Qu’est-ce que Moïse en spiritualité, et quelles sont toutes les étapes qu’il traverse au niveau spirituel ?

Moïse est la force qui nous arrache à l’Égypte (nos égos), nous élevant au-dessus de ce monde vers le spirituel. C’est à l’opposé de ce que dit Batia : « Je l’ai tiré des eaux » (Exode 2,10). Moïse est la force qui doit maintenant nous conduire jusqu’à l’entrée en terre d’Israël.

Pourquoi la fille de Pharaon s’appelle-t-elle Batia (fille du Créateur) ? Ne sont-ils pas opposés ?

Pharaon est le revers du Créateur. La force supérieure joue avec nous. Il est écrit : « J’ai créé le mauvais penchant », qui est Pharaon ; « J’ai créé pour lui la Torah comme épice » (Massekhet Kidoushin 30b), car « la lumière qui s’y trouve le réforme » (Eikha, « Introduction », §2). Autrement dit, le Créateur réforme Pharaon, le mauvais penchant.

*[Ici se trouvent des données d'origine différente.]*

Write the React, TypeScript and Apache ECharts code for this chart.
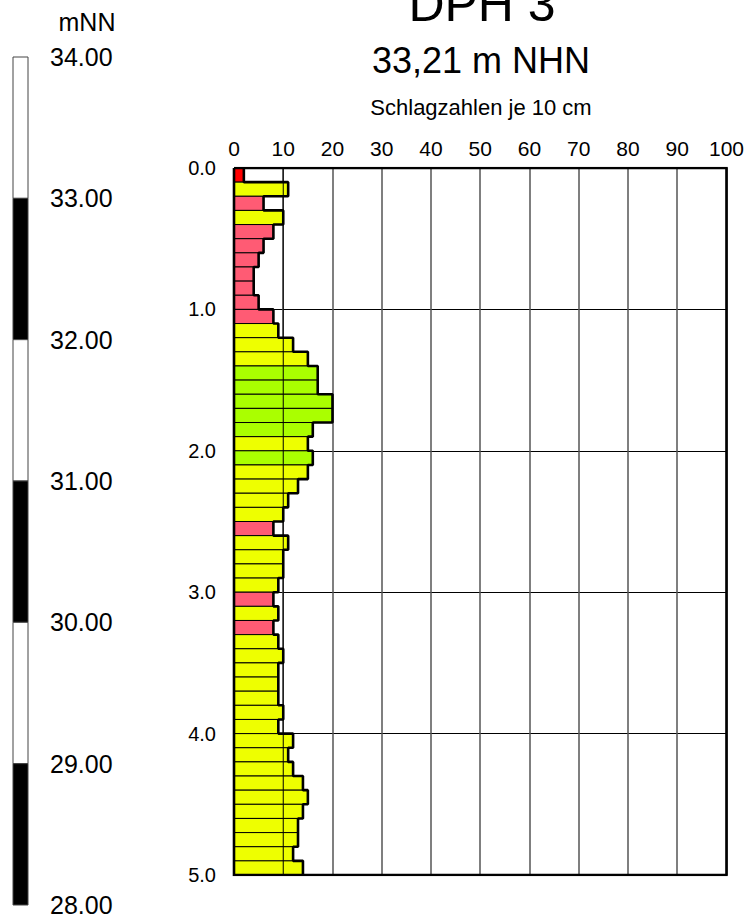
import React, { useEffect, useRef } from "react";
import * as echarts from "echarts";

const FONT = "'Liberation Sans', Arial, sans-serif";

// depth of the top of each 10 cm interval (m)
const depthTop = [
  0.0, 0.1, 0.2, 0.3, 0.4, 0.5, 0.6, 0.7, 0.8, 0.9,
  1.0, 1.1, 1.2, 1.3, 1.4, 1.5, 1.6, 1.7, 1.8, 1.9,
  2.0, 2.1, 2.2, 2.3, 2.4, 2.5, 2.6, 2.7, 2.8, 2.9,
  3.0, 3.1, 3.2, 3.3, 3.4, 3.5, 3.6, 3.7, 3.8, 3.9,
  4.0, 4.1, 4.2, 4.3, 4.4, 4.5, 4.6, 4.7, 4.8, 4.9,
];
// Schlagzahlen je 10 cm
const blows = [
  2, 11, 6, 10, 8, 6, 5, 4, 4, 5,
  8, 9, 12, 15, 17, 17, 20, 20, 16, 15,
  16, 15, 13, 11, 10, 8, 11, 10, 10, 9,
  8, 9, 8, 9, 10, 9, 9, 9, 10, 9,
  12, 11, 12, 14, 15, 14, 13, 13, 12, 14,
];
const STEP = 0.1;

const xTicks = [0, 10, 20, 30, 40, 50, 60, 70, 80, 90, 100];
const depthTicks = [0, 1, 2, 3, 4, 5];

// elevation scale (m NN)
const elevTop = [34, 33, 32, 31, 30, 29];
const elevBottom = [33, 32, 31, 30, 29, 28];
const elevFill = ["#ffffff", "#000000", "#ffffff", "#000000", "#ffffff", "#000000"];

const title = "DPH 3";
const subtitle = "33,21 m NHN";
const xName = "Schlagzahlen je 10 cm";
const elevUnit = "mNN";

function barColor(v: number) {
  if (v <= 2) return "#ff0000";
  if (v <= 8) return "#ff5b74";
  if (v <= 15) return "#eeff00";
  return "#aaff00";
}

export default function App() {
  const ref = useRef<HTMLDivElement>(null);
  useEffect(() => {
    document.body.style.margin = "0";
    const chart = echarts.init(ref.current!, undefined, { renderer: "svg" });

    const barData = blows.map((v, i) => [v, depthTop[i]]);
    const stepData: number[][] = [];
    blows.forEach((v, i) => {
      stepData.push([v, depthTop[i]]);
      stepData.push([v, depthTop[i] + STEP]);
    });
    const xMin = xTicks[0];
    const xMax = xTicks[xTicks.length - 1];
    const dMin = depthTicks[0];
    const dMax = depthTicks[depthTicks.length - 1];

    chart.setOption({
      animation: false,
      backgroundColor: "#ffffff",
      textStyle: { fontFamily: FONT },
      grid: [
        { left: 234, top: 168, width: 496, height: 707, containLabel: false },
        { left: 13, top: 57, width: 15, height: 848, containLabel: false },
      ],
      xAxis: [
        {
          gridIndex: 0,
          type: "value",
          position: "top",
          min: xMin,
          max: xMax,
          interval: 10,
          axisLine: { show: false },
          axisTick: { show: false },
          axisLabel: { color: "#000", fontSize: 21, margin: 9, fontFamily: FONT },
          splitLine: { show: true, lineStyle: { color: "#555", width: 1.5 } },
        },
        {
          gridIndex: 1,
          type: "value",
          min: 0,
          max: 1,
          show: false,
        },
      ],
      yAxis: [
        {
          gridIndex: 0,
          type: "value",
          inverse: true,
          min: dMin,
          max: dMax,
          interval: 1,
          axisLine: { show: false },
          axisTick: { show: false },
          axisLabel: {
            color: "#000",
            fontSize: 20,
            margin: 18,
            fontFamily: FONT,
            formatter: (v: number) => v.toFixed(1),
            padding: [6, 0, 0, 0],
          },
          splitLine: { show: true, lineStyle: { color: "#000", width: 1 } },
        },
        {
          gridIndex: 1,
          type: "value",
          position: "right",
          min: 28,
          max: 34,
          interval: 1,
          axisLine: { show: false },
          axisTick: { show: false },
          splitLine: { show: false },
          axisLabel: {
            color: "#000",
            fontSize: 25,
            margin: 22,
            fontFamily: FONT,
            formatter: (v: number) => v.toFixed(2),
            padding: [6, 0, 0, 0],
          },
        },
      ],
      graphic: [
        {
          type: "text",
          x: 482,
          y: 4,
          style: {
            text: title,
            fill: "#000",
            font: `50px ${FONT}`,
            align: "center",
            verticalAlign: "middle",
          },
        },
        {
          type: "text",
          x: 481,
          y: 60,
          style: {
            text: subtitle,
            fill: "#000",
            font: `36px ${FONT}`,
            align: "center",
            verticalAlign: "middle",
          },
        },
        {
          type: "text",
          x: 481,
          y: 107,
          style: {
            text: xName,
            fill: "#000",
            font: `22px ${FONT}`,
            align: "center",
            verticalAlign: "middle",
          },
        },
        {
          type: "text",
          x: 87,
          y: 22,
          style: {
            text: elevUnit,
            fill: "#000",
            font: `25px ${FONT}`,
            align: "center",
            verticalAlign: "middle",
          },
        },
      ],
      series: [
        {
          type: "custom",
          xAxisIndex: 0,
          yAxisIndex: 0,
          z: 2,
          data: barData,
          encode: { x: 0, y: 1 },
          renderItem: (params: any, api: any) => {
            const v = api.value(0);
            const d = api.value(1);
            const p0 = api.coord([0, d]);
            const p1 = api.coord([v, d + STEP]);
            return {
              type: "rect",
              shape: { x: p0[0], y: p0[1], width: p1[0] - p0[0], height: p1[1] - p0[1] },
              style: { fill: barColor(v), stroke: "#000", lineWidth: 1 },
            };
          },
        },
        {
          type: "line",
          xAxisIndex: 0,
          yAxisIndex: 0,
          z: 3,
          data: stepData,
          showSymbol: false,
          symbol: "none",
          lineStyle: { color: "#000", width: 2.6 },
        },
        {
          type: "line",
          xAxisIndex: 0,
          yAxisIndex: 0,
          z: 4,
          data: [
            [10, dMin],
            [10, dMax],
          ],
          showSymbol: false,
          symbol: "none",
          lineStyle: { color: "#000", width: 1 },
        },
        {
          type: "line",
          xAxisIndex: 0,
          yAxisIndex: 0,
          z: 5,
          data: [
            [xMin, dMin],
            [xMax, dMin],
            [xMax, dMax],
            [xMin, dMax],
            [xMin, dMin],
          ],
          showSymbol: false,
          symbol: "none",
          lineStyle: { color: "#000", width: 2.6, join: "miter" },
        },
        {
          type: "custom",
          xAxisIndex: 1,
          yAxisIndex: 1,
          z: 2,
          data: elevTop.map((t, i) => [t, elevBottom[i], i]),
          encode: { y: [0, 1] },
          renderItem: (params: any, api: any) => {
            const t = api.value(0);
            const b = api.value(1);
            const i = api.value(2);
            const p0 = api.coord([0, t]);
            const p1 = api.coord([1, b]);
            return {
              type: "rect",
              shape: { x: p0[0], y: p0[1], width: p1[0] - p0[0], height: p1[1] - p0[1] },
              style: { fill: elevFill[i], stroke: "#444", lineWidth: 1 },
            };
          },
        },
      ],
    });
    return () => chart.dispose();
  }, []);
  return (
    <div
      ref={ref}
      style={{ position: "fixed", left: 0, top: 0, width: 747, height: 920 }}
    />
  );
}
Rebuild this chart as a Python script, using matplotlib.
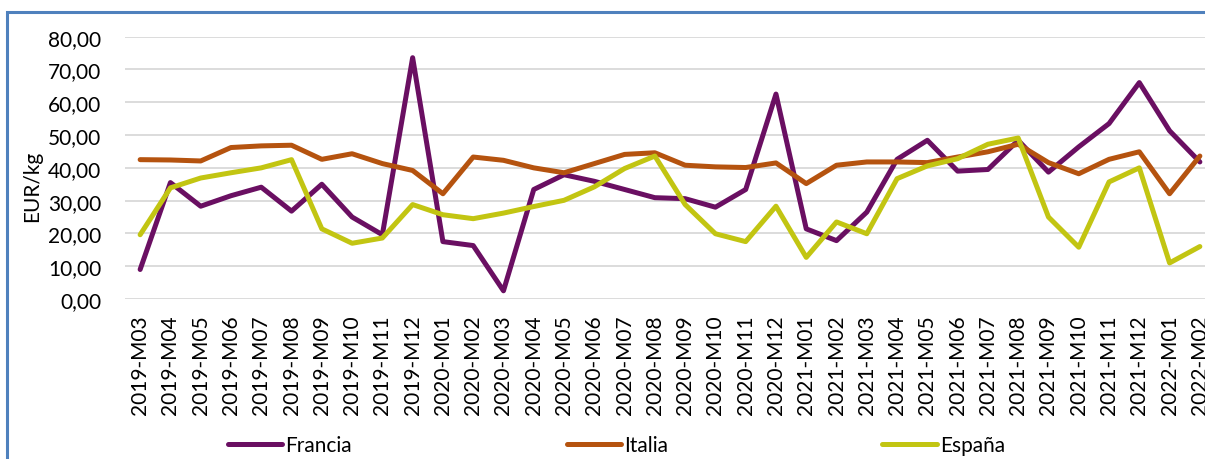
import matplotlib
matplotlib.use("Agg")
import matplotlib.pyplot as plt
from matplotlib.patches import Rectangle
from matplotlib.ticker import FuncFormatter, MultipleLocator

plt.rcParams['font.family'] = ['Lato', 'DejaVu Sans']

# months 2019-M03 .. 2022-M02
months = []
for y in range(2019, 2023):
    for m in range(1, 13):
        if (y == 2019 and m < 3) or (y == 2022 and m > 2):
            continue
        months.append("{}-M{:02d}".format(y, m))

francia = [9.0, 35.5, 28.3, 31.5, 34.1, 26.8, 35.0, 25.0, 19.6, 73.6,
           17.5, 16.3, 2.5, 33.4, 37.9, 35.9, 33.4, 30.9, 30.6, 28.0,
           33.4, 62.5, 21.4, 17.8, 26.5, 42.6, 48.4, 39.0, 39.5, 48.4,
           38.7, 46.4, 53.5, 66.0, 51.3, 41.8]
italia = [42.5, 42.4, 42.1, 46.2, 46.7, 46.9, 42.6, 44.3, 41.3, 39.2,
          32.1, 43.3, 42.3, 40.0, 38.5, 41.3, 44.1, 44.6, 40.8, 40.3,
          40.1, 41.5, 35.2, 40.8, 41.8, 41.8, 41.6, 43.3, 44.9, 47.2,
          41.6, 38.2, 42.6, 44.9, 32.1, 43.6]
espana = [19.6, 33.9, 36.9, 38.5, 40.0, 42.5, 21.4, 17.0, 18.6, 28.8,
          25.7, 24.5, 26.2, 28.2, 30.1, 34.2, 39.8, 43.6, 28.8, 19.9,
          17.5, 28.3, 12.7, 23.5, 19.9, 36.7, 40.6, 42.8, 47.2, 49.1,
          25.0, 15.8, 35.7, 40.0, 11.0, 16.0]

series = [("Francia", francia, "#6A0F62"),
          ("Italia", italia, "#B5530F"),
          ("España", espana, "#C2C512")]

fig = plt.figure(figsize=(12.05, 4.6), dpi=100)
ax = fig.add_axes([125 / 1205, 1 - 300 / 460, 1090 / 1205, (300 - 37.7) / 460])

x = list(range(len(months)))
for name, vals, col in series:
    ax.plot(x, vals, color=col, lw=3.6, label=name,
            solid_joinstyle='round', solid_capstyle='round')

ax.set_xlim(-0.5, len(months) - 0.5)
ax.set_ylim(0, 80)
ax.yaxis.set_major_locator(MultipleLocator(10))
ax.yaxis.set_major_formatter(FuncFormatter(lambda v, p: "{:.2f}".format(v).replace(".", ",")))
ax.set_xticks(x)
ax.set_xticklabels(months, rotation=90, fontsize=15)
ax.tick_params(axis='x', length=0, pad=11)
ax.tick_params(axis='y', length=0, pad=17, labelsize=15)
ax.grid(axis='y', color='#D9D9D9', lw=1.3)
ax.set_axisbelow(True)
for s in ax.spines.values():
    s.set_visible(False)

fig.text(32 / 1205, 1 - 186 / 460, "EUR/kg", rotation=90, fontsize=15,
         ha='center', va='center')

fig.legend(loc='center left', bbox_to_anchor=(228 / 1205, 1 - 446 / 460),
           ncol=3, frameon=False, fontsize=15, handlelength=2.6,
           handletextpad=0.15, columnspacing=10.3, borderpad=0,
           borderaxespad=0)

# outer chart border (right and bottom fall outside the picture)
fig.patches.append(Rectangle((7.5 / 1205, -0.1), 1.2, 1.1 - 13 / 460,
                             transform=fig.transFigure, fill=False,
                             edgecolor='#4F81BD', lw=2.2))

fig.savefig("out.png", dpi=100)
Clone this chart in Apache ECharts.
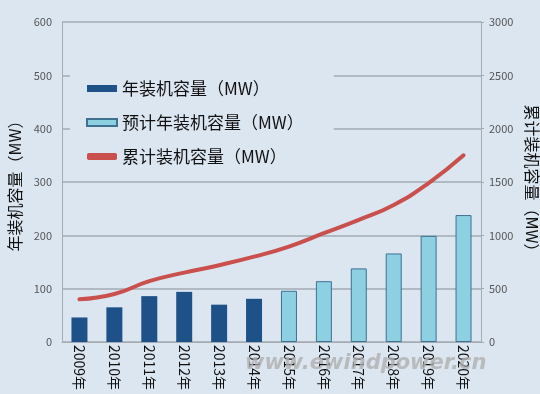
<!DOCTYPE html>
<html>
<head>
<meta charset="utf-8">
<script src="https://cdn.jsdelivr.net/npm/echarts@6/dist/echarts.min.js"></script>
<style>
html,body{margin:0;padding:0;background:#dce6f1;}
#c{width:540px;height:394px;}
</style>
</head>
<body>
<div id="c"></div>
<script>
const categories = ['2009年','2010年','2011年','2012年','2013年','2014年','2015年','2016年','2017年','2018年','2019年','2020年'];
const annual = [46, 65, 86, 94, 70, 81, null, null, null, null, null, null];
const forecast = [null, null, null, null, null, null, 96, 114, 138, 166, 199, 238];
const cumulative = [400, 450, 570, 650, 720, 800, 895, 1020, 1145, 1285, 1490, 1750];
const seriesNames = ['年装机容量（MW）', '预计年装机容量（MW）', '累计装机容量（MW）'];
const leftAxisName = '年装机容量（MW）';
const rightAxisName = '累计装机容量（MW）';
const watermark = 'www.ewindpower.cn';

const chart = echarts.init(document.getElementById('c'), null, {renderer: 'canvas'});
const fontFamily = '"Noto Sans CJK SC", "Noto Sans", sans-serif';
const gridColor = '#a3abb3';

chart.setOption({
  backgroundColor: '#dce6f1',
  animation: false,
  textStyle: {fontFamily: fontFamily},
  grid: {left: 62, right: 59, top: 22, bottom: 52, containLabel: false, outerBoundsMode: 'none'},
  legend: {
    orient: 'vertical',
    left: 70,
    top: 63,
    padding: [17, 30, 15, 16],
    backgroundColor: '#dce6f1',
    itemGap: 17,
    itemWidth: 30,
    itemHeight: 7,
    textStyle: {fontSize: 17, color: '#111', fontFamily: fontFamily},
    data: [
      {name: seriesNames[0], icon: 'rect'},
      {name: seriesNames[1], icon: 'rect'},
      {name: seriesNames[2], icon: 'roundRect', itemStyle: {color: '#c9504c'}}
    ]
  },
  xAxis: {
    type: 'category',
    data: categories,
    axisLine: {lineStyle: {color: gridColor, width: 1}},
    axisTick: {show: false},
    axisLabel: {rotate: -90, color: '#111', fontSize: 14, margin: 3, interval: 0, fontFamily: fontFamily}
  },
  yAxis: [
    {
      type: 'value', min: 0, max: 600, interval: 100,
      name: leftAxisName, nameLocation: 'middle', nameRotate: 90, nameGap: 32,
      nameTextStyle: {fontSize: 16, color: '#111', fontFamily: fontFamily},
      axisLine: {show: true, lineStyle: {color: gridColor}},
      axisTick: {show: false},
      axisLabel: {color: '#555', fontSize: 11, margin: 10},
      splitLine: {show: true, lineStyle: {color: gridColor, width: 1.5}}
    },
    {
      type: 'value', min: 0, max: 3000, interval: 500,
      name: rightAxisName, nameLocation: 'middle', nameRotate: -90, nameGap: 38,
      nameTextStyle: {fontSize: 16, color: '#111', fontFamily: fontFamily},
      axisLine: {show: true, lineStyle: {color: gridColor}},
      axisTick: {show: true, length: 3, lineStyle: {color: gridColor}},
      axisLabel: {color: '#555', fontSize: 11, margin: 8, formatter: function (v) { return String(v); }},
      splitLine: {show: false}
    }
  ],
  series: [
    {
      name: seriesNames[0], type: 'bar', yAxisIndex: 0, data: annual,
      barWidth: 16, barGap: '-100%',
      itemStyle: {color: '#1f5189'}
    },
    {
      name: seriesNames[1], type: 'bar', yAxisIndex: 0, data: forecast,
      barWidth: 16, barGap: '-100%',
      itemStyle: {color: '#8dd0e2', borderColor: '#3e7190', borderWidth: 1}
    },
    {
      name: seriesNames[2], type: 'line', yAxisIndex: 1, data: cumulative,
      smooth: true, showSymbol: false, symbol: 'none',
      lineStyle: {color: '#c9504c', width: 4, cap: 'round'},
      itemStyle: {color: '#c9504c'}, z: 3
    }
  ],
  graphic: [
    {
      type: 'text', left: 245, top: 353, z: 100,
      style: {text: watermark, fill: 'rgba(175,175,175,0.8)', font: 'italic bold 21px "DejaVu Sans", sans-serif'}
    }
  ]
});
</script>
</body>
</html>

À la fin du processus, nous devons prendre d’Égypte tous les Kelim (récipients), tous les désirs, et dépouiller les Égyptiens de tout, comme il est écrit au sujet des enfants d’Israël qu’ils sont sortis avec une « grande richesse » (Genèse 15,14). C’est ainsi que nous sanctifions ces Kelim, ces grands désirs — qui jusque-là œuvraient pour notre propre intérêt. Nous les transformons maintenant pour œuvrer en faveur d’autrui, et c’est précisément dans ces désirs que nous découvrons notre vie éternelle.

Pourquoi Pharaon refusa-t-il de laisser Israël sortir d’Égypte ?

Quand les enfants d’Israël sont en Égypte, ils donnent une grande richesse à Pharaon. Les forces de don présentes dans le désir de recevoir sont très utiles à Pharaon, et le désir de recevoir sait commercer, développer l’industrie, la science, etc.

Il semble que le Créateur attende l’accord de Pharaon, car après son refus, le Créateur les fait sortir en hâte.

C’est notre propre choix. Nous sommes placés entre l’ego, la force de réception, et la force de don. C’est nous qui reconnaissons le mal en Pharaon, et lorsque nous voyons que ce mal perd progressivement sa force par nos actions, alors nous pouvons le quitter.


1 Le mot hébreu Miskenot signifie à la fois Misken (pauvre) et Mesoukan (dangereux).

2 Midrash Rabah, Eikha, « Introduction », §2.